Algorithm to find all possible splits of a list

Question

I am working with a linked list that I created which contains a set of numbers as data. I need to find a way to test every possible two-set partition of this list for something, and to do that, I need to break the list into every possible two-set combination. Order is not important and there will be duplicates.

For instance, for a list of numbers {1 4 3 1}, the possible splits are 

{1} and {4, 3, 1}
{4} and {1, 3, 1}
{3} and {1, 4, 1}
{1} and {1, 4, 3}
{1, 4} and {3, 1}
{1, 3} and {4, 1}
{1, 1} and {4, 3}

A list of 4 numbers is not difficult, but things become more complicated as the list grows larger, and I am having trouble seeing a pattern. Can anyone help me find an algorithm for this?

Edit:

Sorry, I didn't see the question. This is what I have tried so far. My loop structure is wrong.

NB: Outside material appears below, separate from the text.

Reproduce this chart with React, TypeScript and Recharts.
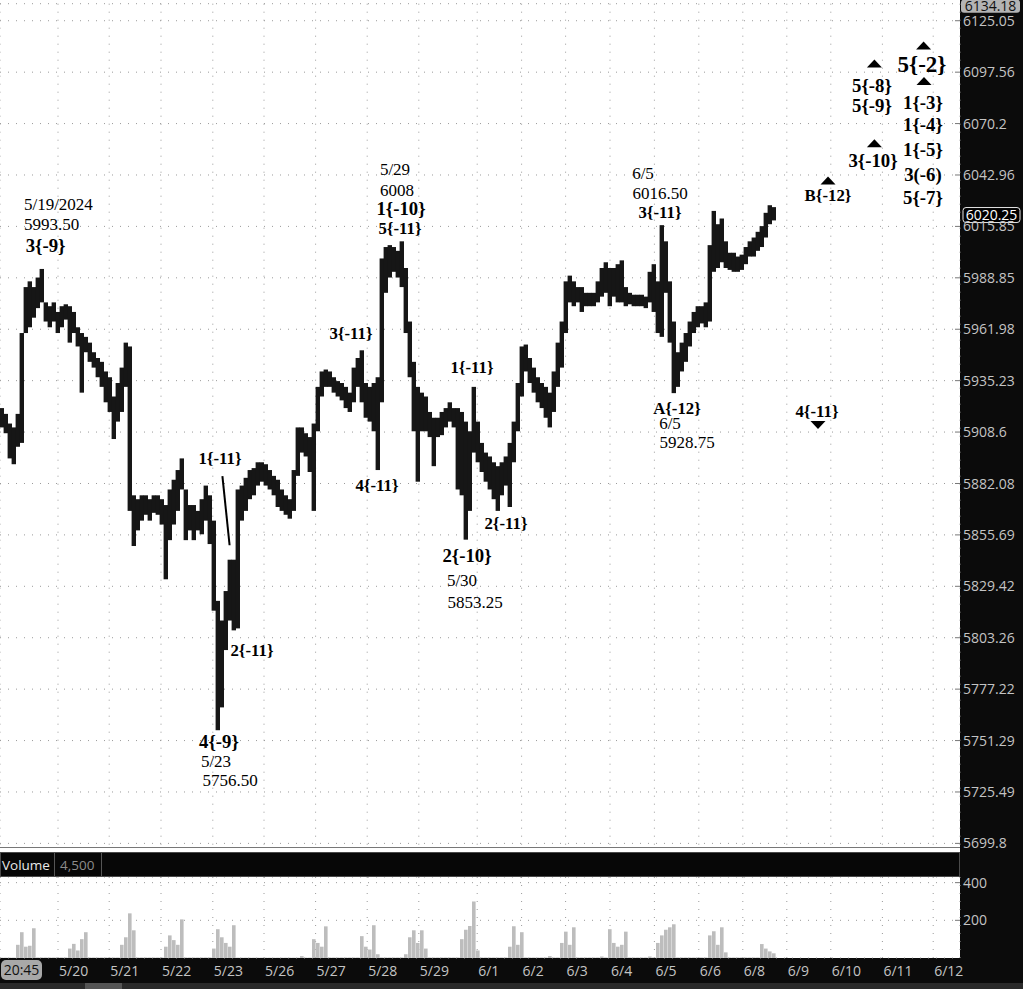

When I figure out what I am doing after trying on a regular array, I will extend the algorithm to fit my linked list.

public class TwoSubsets
{
    public static void main(String[] args)
    {
        int[] list = {1, 3, 5, 7, 8};
        int places = 1;

        int[] subsetA = new int[10];
        int[] subsetB = new int[10];


        for (int i = 0; i < list.length; i++)
        {
            subsetA[i] = list[i];       
            for (int current = 0; current < (5 - i ); current++)
            {
                subsetB[current] = list[places];        
                places++;

            }

            System.out.print("subsetA = ");
            for (int j = 0; j < subsetA.length; j++)
            {
                System.out.print(subsetA[j] + " ");
            }

            System.out.println();
            System.out.print("subsetB = ");
            for (int k = 0; k < subsetB.length; k++)
            {
                System.out.print(subsetB[k] + " ");
            }



        }
    }

}

Answer 1

So you are looking for all (proper) subsets of a given set, apart from complementary ones. If your list has n elements, you would have 2^n subsets. But since you don't want the empty subset and you want to identify the partition (A,B) with (B,A) you get 2^(n-1)-1 partitions.

To enumerate them you could identify a partition with a binary number with n digits where a digit 0 in position k means that the k-th element of the list is in the first set of your partition, 1 means that it is in the second one. You want to identify a number with its complementary (exchanging a set with the other) and you want to exclude 0 (empty subset).

So you can use bitwise operations. The XOR operator gives you the complementary subdivision. So something like the following should work:

int m = (1<<n)-1; // where n is the number of elements, m=111111...11 in binary
for (int i=0;i<m-1;++i) {
    if (i>(m^i)) continue; // this was already considered with 0 and 1 exchanged
    // here the binary digits of i represent the partition
    for (int j=0;j<n;++j) {
       if ((1<<j) & i) {
          // the j-th element of the list goes into the second set of the partition
       } else {
          // the j-th element of the list goes into the first set of the partition
       }
    }
}

Answer 2

Code:

public static void main(String[] args) {
    for(String element : findSplits(list)) {
        System.out.println(element);
    }        
}

static ArrayList<String> findSplits(ArrayList<Integer> set) {
    ArrayList<String> output = new ArrayList();
    ArrayList<Integer> first = new ArrayList(), second = new ArrayList();
    String bitString;
    int bits = (int) Math.pow(2, set.size());
    while (bits-- > 0) {
        bitString = String.format("%" + set.size() + "s", Integer.toBinaryString(bits)).replace(' ', '0');
        for (int i = 0; i < set.size(); i++) {
            if (bitString.substring(i, i+1).equals("0")) {
                first.add(set.get(i));
            } else {
                second.add(set.get(i));
            }
        }
        if (first.size() < set.size() && second.size() < set.size()) {
            if (!output.contains(first + " " + second) && !output.contains(second + " " + first)) {
                output.add(first + " " + second);
            }
        }
        first.clear();
        second.clear();
    }
    return output;
}

Output:

[1] [1, 4, 3]
[3] [1, 4, 1]
[3, 1] [1, 4]
[4] [1, 3, 1]
[4, 1] [1, 3]
[4, 3] [1, 1]
[4, 3, 1] [1]

Is this along the lines of what you were looking for? If not, let me know and I will make adjustments or add comments as necessary.